======== Data extract ========

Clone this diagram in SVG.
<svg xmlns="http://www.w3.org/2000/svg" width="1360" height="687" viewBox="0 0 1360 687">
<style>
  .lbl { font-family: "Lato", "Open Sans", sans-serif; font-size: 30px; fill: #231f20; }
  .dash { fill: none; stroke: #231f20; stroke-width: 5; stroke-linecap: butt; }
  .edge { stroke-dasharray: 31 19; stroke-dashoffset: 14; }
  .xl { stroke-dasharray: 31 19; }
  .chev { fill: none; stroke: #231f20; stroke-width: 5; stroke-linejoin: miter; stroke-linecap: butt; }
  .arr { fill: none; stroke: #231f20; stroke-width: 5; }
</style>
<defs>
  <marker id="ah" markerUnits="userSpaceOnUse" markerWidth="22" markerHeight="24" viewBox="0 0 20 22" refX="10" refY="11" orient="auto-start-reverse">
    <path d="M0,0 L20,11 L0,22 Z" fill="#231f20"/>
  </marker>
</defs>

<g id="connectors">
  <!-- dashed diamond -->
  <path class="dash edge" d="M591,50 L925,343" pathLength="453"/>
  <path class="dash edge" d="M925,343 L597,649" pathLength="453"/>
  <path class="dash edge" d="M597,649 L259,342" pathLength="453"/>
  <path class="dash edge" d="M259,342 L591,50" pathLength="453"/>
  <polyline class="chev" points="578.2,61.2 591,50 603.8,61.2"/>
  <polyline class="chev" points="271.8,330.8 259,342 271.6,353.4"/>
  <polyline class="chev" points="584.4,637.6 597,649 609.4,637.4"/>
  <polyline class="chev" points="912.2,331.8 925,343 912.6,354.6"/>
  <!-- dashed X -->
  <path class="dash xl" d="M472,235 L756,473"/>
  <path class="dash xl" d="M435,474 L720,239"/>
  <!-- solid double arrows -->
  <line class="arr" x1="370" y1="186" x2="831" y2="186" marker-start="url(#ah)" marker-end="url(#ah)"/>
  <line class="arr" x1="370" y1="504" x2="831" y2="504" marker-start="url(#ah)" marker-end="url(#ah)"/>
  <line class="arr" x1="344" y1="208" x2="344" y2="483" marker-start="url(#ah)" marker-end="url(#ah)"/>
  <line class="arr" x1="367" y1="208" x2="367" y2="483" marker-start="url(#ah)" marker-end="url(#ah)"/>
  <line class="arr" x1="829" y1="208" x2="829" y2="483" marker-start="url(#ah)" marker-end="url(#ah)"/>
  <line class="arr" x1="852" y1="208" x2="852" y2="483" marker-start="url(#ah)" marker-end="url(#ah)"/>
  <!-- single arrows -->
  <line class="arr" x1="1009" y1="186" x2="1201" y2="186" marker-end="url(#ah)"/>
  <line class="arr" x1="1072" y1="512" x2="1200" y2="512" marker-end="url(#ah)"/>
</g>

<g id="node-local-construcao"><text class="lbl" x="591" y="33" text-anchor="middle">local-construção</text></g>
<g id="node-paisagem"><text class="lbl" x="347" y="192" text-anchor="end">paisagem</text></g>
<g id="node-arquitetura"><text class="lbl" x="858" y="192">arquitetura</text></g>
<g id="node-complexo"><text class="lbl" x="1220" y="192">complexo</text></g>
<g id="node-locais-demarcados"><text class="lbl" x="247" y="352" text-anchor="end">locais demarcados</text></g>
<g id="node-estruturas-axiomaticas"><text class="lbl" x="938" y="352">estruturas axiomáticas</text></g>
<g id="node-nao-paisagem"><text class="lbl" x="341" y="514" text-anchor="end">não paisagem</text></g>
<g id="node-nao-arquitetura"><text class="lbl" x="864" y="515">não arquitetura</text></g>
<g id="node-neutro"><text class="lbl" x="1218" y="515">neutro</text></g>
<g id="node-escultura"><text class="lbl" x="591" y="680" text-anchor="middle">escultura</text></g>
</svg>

========
======== Data extract ========

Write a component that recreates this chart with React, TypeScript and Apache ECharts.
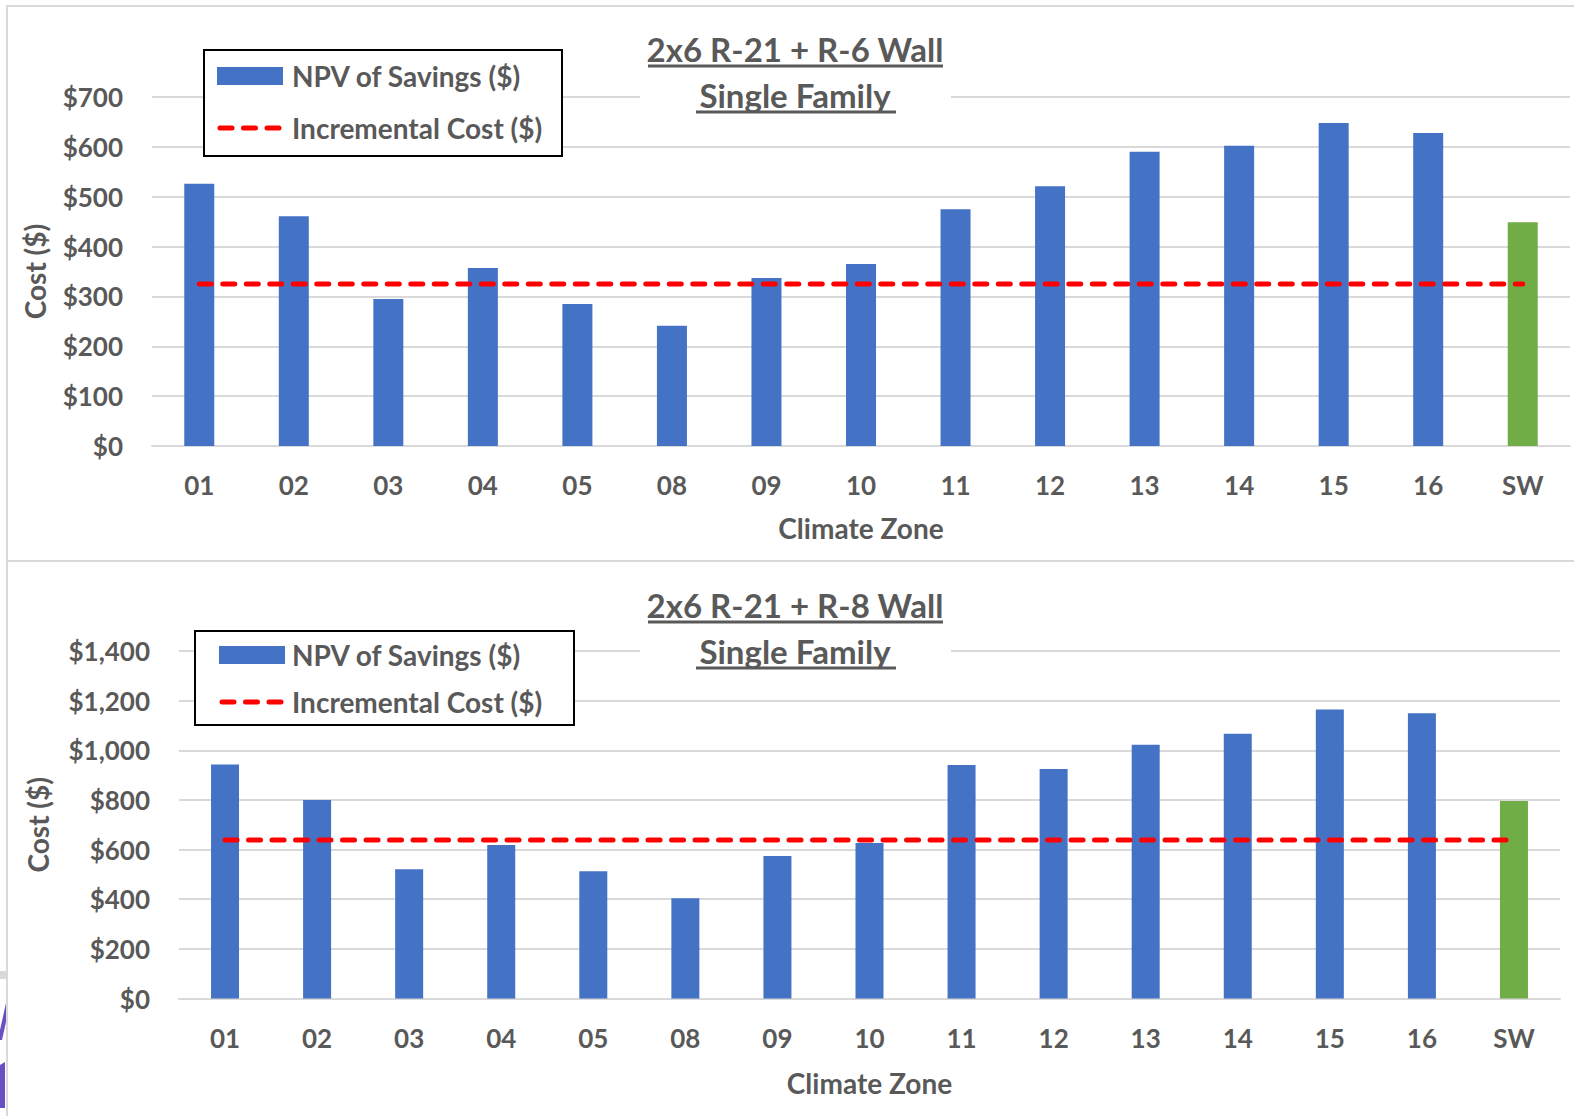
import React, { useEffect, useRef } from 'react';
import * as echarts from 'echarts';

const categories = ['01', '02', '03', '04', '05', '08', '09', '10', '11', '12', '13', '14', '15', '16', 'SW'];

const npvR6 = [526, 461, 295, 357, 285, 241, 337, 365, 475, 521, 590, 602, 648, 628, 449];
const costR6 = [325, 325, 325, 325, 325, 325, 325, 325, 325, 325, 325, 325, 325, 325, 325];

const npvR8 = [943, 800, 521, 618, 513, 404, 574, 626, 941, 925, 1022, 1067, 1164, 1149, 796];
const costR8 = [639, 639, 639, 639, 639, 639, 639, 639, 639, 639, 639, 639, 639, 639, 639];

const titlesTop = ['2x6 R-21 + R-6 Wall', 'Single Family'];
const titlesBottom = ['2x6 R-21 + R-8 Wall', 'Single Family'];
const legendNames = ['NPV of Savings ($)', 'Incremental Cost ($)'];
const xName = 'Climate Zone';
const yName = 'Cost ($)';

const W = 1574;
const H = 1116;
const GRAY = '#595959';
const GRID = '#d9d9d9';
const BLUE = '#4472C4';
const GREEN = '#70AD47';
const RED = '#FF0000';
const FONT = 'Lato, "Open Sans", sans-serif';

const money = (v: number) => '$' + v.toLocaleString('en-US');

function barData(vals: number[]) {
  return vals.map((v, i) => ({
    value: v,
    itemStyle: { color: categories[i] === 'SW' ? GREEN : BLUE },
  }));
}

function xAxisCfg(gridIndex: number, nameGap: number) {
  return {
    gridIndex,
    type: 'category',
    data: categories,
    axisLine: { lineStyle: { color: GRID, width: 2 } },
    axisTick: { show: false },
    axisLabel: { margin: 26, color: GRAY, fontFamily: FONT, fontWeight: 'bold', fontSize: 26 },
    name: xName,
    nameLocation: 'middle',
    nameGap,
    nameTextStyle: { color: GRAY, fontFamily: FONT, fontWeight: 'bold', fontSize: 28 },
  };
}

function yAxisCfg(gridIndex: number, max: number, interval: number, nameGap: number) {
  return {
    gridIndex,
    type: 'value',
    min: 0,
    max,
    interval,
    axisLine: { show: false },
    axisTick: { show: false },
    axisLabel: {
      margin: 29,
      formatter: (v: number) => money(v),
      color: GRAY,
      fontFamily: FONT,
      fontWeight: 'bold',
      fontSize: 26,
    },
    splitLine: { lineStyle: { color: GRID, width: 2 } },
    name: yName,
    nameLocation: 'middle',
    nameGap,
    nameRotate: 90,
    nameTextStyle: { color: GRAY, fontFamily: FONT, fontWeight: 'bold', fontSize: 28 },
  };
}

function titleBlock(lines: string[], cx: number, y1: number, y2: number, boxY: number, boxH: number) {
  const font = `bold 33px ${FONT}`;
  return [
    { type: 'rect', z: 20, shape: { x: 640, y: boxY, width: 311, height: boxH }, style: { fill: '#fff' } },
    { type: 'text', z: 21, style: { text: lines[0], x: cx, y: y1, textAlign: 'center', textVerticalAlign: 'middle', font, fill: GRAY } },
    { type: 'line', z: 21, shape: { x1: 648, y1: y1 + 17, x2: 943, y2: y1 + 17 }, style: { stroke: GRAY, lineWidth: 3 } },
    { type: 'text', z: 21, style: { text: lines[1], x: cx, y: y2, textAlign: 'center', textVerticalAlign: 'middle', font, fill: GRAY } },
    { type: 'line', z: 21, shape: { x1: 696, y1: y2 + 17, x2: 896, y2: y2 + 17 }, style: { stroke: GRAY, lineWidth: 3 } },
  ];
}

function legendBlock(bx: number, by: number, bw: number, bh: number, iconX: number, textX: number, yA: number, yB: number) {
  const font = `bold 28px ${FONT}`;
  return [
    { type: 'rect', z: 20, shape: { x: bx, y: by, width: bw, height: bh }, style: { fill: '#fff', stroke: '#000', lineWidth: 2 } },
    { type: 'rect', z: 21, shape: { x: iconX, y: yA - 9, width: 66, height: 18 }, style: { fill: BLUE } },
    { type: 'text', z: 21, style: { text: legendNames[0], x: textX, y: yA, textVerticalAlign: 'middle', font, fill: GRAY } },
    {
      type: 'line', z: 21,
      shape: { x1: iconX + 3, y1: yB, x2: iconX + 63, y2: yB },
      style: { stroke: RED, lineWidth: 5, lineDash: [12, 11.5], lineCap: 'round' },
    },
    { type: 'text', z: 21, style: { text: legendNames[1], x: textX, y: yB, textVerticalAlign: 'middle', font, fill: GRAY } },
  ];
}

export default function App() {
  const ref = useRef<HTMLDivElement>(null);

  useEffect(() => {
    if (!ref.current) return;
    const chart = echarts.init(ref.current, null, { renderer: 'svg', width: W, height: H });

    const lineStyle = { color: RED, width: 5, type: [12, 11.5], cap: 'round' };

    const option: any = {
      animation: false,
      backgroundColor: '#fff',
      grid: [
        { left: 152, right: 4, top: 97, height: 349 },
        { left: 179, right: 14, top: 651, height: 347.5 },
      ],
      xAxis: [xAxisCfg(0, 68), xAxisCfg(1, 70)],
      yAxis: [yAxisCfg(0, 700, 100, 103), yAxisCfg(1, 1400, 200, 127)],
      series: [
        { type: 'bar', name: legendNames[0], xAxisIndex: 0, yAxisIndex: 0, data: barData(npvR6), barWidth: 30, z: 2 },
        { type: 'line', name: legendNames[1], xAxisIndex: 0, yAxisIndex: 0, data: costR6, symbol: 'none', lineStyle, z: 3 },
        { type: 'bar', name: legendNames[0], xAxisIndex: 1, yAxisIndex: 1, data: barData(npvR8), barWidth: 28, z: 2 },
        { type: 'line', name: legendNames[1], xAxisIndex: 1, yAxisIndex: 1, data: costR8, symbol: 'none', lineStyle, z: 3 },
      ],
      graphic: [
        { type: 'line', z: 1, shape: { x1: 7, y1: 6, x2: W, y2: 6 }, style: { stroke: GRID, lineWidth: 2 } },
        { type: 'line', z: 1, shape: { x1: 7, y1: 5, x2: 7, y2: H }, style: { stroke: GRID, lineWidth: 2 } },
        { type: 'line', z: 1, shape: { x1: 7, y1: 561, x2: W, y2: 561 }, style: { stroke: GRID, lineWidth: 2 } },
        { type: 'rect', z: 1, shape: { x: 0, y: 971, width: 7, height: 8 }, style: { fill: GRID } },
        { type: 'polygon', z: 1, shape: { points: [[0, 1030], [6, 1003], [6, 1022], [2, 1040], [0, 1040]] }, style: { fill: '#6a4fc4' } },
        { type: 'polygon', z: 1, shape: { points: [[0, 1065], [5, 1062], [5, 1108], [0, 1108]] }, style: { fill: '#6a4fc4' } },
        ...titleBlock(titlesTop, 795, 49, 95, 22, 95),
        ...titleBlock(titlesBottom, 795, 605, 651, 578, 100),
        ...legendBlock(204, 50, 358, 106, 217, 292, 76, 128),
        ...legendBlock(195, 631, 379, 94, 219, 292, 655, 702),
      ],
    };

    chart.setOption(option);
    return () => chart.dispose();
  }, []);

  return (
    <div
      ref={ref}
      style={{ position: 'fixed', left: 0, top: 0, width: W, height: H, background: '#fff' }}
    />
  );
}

========

→ **Work to do**: Extract the stretch of lines that begins at the line with "Write a component" and ends at the line with "325, 325, 325];", inclusive. Omit every picture.

→ **Solution below**:
Write a component that recreates this chart with React, TypeScript and Apache ECharts.
import React, { useEffect, useRef } from 'react';
import * as echarts from 'echarts';

const categories = ['01', '02', '03', '04', '05', '08', '09', '10', '11', '12', '13', '14', '15', '16', 'SW'];

const npvR6 = [526, 461, 295, 357, 285, 241, 337, 365, 475, 521, 590, 602, 648, 628, 449];
const costR6 = [325, 325, 325, 325, 325, 325, 325, 325, 325, 325, 325, 325, 325, 325, 325];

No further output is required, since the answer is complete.